● Request: In the records below, begin at the line containing "Write a Python" and end at the line containing "from matplotlib.patches import"; quote every line in that span exactly, including both boundary lines, and no others.

● Records for this exercise:
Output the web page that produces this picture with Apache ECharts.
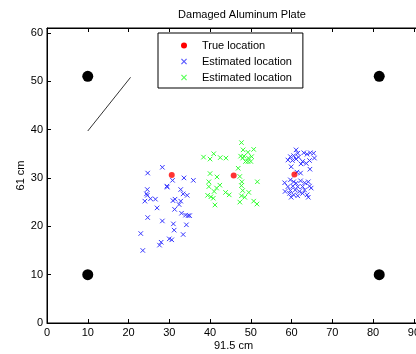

* * *

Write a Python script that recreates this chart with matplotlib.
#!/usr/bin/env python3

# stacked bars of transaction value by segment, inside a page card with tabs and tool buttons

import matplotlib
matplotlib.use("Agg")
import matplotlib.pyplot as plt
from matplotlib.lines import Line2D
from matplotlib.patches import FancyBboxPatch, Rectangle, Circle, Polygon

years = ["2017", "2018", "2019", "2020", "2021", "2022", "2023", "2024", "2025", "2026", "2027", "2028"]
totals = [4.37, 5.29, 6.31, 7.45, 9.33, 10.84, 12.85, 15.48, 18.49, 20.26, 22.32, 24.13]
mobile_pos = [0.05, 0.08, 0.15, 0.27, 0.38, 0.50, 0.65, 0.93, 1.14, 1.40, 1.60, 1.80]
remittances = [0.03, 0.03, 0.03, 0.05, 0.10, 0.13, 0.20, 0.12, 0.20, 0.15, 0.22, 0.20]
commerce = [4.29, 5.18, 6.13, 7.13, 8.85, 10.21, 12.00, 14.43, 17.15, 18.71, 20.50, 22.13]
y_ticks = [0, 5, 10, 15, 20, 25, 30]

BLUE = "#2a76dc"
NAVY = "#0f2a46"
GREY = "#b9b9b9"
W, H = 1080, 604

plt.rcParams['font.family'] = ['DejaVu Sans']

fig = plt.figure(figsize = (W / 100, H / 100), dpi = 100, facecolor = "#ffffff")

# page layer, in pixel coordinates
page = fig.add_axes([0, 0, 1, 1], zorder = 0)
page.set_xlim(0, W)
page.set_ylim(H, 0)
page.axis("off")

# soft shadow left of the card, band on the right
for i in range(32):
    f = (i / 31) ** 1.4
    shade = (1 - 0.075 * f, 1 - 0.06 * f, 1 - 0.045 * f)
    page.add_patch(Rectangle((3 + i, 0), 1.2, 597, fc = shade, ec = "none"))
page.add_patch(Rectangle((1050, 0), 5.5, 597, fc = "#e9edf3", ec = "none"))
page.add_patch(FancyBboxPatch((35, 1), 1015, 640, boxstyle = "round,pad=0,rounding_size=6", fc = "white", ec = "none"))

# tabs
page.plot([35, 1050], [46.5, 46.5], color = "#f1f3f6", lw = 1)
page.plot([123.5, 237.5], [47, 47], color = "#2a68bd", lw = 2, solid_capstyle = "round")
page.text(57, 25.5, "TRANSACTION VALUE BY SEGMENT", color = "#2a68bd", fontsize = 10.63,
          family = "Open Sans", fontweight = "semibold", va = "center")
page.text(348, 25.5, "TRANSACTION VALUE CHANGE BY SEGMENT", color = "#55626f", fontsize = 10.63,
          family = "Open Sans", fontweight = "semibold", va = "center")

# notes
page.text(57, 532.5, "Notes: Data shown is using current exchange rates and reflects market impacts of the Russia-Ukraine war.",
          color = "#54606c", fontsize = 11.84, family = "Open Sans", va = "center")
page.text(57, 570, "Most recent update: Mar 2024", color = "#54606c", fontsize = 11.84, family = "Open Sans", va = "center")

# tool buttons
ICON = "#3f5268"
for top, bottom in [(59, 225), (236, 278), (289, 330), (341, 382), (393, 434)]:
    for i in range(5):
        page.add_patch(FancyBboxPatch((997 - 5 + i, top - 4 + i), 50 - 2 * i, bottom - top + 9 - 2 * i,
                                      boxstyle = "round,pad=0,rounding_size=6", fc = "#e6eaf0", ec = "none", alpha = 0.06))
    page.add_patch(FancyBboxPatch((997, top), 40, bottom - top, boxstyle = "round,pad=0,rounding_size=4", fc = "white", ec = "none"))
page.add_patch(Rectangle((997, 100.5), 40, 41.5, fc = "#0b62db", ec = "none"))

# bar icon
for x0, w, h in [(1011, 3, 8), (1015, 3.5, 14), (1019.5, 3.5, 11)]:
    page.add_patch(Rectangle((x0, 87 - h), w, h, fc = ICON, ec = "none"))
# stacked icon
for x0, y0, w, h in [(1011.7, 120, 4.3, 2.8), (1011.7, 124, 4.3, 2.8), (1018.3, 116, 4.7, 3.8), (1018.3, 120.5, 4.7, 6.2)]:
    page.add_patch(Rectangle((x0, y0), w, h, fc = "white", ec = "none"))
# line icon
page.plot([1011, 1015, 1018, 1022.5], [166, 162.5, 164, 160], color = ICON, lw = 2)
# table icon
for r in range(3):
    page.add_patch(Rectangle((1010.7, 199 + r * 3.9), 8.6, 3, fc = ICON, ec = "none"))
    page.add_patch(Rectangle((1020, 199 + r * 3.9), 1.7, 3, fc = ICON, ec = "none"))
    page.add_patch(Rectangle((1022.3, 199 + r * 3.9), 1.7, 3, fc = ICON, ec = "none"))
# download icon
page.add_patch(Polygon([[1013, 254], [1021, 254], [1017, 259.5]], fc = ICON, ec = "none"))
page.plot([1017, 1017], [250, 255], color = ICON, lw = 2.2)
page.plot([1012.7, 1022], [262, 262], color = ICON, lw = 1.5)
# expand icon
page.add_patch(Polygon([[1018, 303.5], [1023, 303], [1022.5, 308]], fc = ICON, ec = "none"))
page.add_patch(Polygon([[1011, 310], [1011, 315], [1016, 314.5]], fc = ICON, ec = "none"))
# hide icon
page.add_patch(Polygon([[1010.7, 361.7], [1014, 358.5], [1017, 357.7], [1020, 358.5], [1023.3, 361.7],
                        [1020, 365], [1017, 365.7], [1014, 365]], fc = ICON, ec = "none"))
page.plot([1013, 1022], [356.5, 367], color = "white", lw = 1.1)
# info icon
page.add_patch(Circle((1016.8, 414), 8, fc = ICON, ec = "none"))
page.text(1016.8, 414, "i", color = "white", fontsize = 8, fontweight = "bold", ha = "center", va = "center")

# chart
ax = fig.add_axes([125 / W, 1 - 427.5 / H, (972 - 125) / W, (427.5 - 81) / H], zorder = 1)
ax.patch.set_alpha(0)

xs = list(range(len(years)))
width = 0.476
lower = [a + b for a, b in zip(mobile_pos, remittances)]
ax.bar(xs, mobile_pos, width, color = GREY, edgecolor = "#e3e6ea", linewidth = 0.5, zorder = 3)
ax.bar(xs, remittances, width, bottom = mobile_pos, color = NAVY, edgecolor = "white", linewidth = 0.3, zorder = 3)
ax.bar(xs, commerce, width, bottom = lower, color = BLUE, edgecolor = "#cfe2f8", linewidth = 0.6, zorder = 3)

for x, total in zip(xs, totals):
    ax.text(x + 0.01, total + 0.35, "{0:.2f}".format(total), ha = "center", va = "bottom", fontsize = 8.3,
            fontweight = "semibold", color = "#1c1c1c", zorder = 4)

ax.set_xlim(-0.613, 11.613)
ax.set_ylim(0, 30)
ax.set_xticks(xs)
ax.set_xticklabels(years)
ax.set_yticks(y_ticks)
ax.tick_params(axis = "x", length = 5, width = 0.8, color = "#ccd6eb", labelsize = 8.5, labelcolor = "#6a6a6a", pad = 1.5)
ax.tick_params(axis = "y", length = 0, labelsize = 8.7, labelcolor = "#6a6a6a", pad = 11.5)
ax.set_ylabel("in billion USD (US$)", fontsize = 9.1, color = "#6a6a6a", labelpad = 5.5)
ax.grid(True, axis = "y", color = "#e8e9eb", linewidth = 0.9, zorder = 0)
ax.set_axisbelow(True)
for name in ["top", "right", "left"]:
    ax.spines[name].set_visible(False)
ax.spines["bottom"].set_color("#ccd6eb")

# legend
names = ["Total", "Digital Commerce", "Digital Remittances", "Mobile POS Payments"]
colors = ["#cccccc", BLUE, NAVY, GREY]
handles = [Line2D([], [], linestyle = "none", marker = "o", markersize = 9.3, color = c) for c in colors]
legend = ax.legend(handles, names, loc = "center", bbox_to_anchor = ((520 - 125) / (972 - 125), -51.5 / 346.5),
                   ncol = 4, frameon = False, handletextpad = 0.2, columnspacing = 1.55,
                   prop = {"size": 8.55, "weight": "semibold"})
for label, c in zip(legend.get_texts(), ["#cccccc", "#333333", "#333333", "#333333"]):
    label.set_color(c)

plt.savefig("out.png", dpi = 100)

---

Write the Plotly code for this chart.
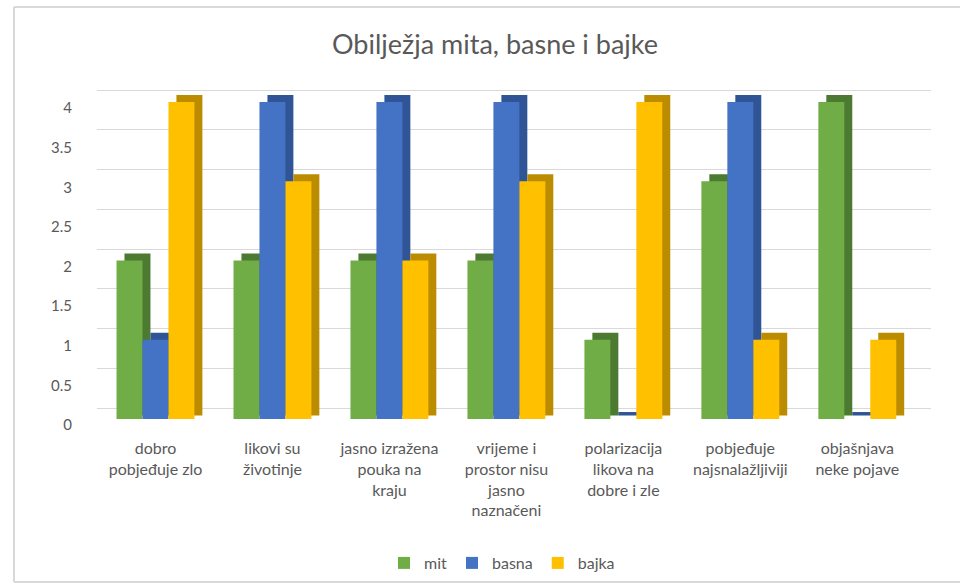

● Complete response:
Write a Python script that recreates this chart with matplotlib.
#!/usr/bin/env python3

# stacked bars of transaction value by segment, inside a page card with tabs and tool buttons

import matplotlib
matplotlib.use("Agg")
import matplotlib.pyplot as plt
from matplotlib.lines import Line2D
from matplotlib.patches import FancyBboxPatch, Rectangle, Circle, Polygon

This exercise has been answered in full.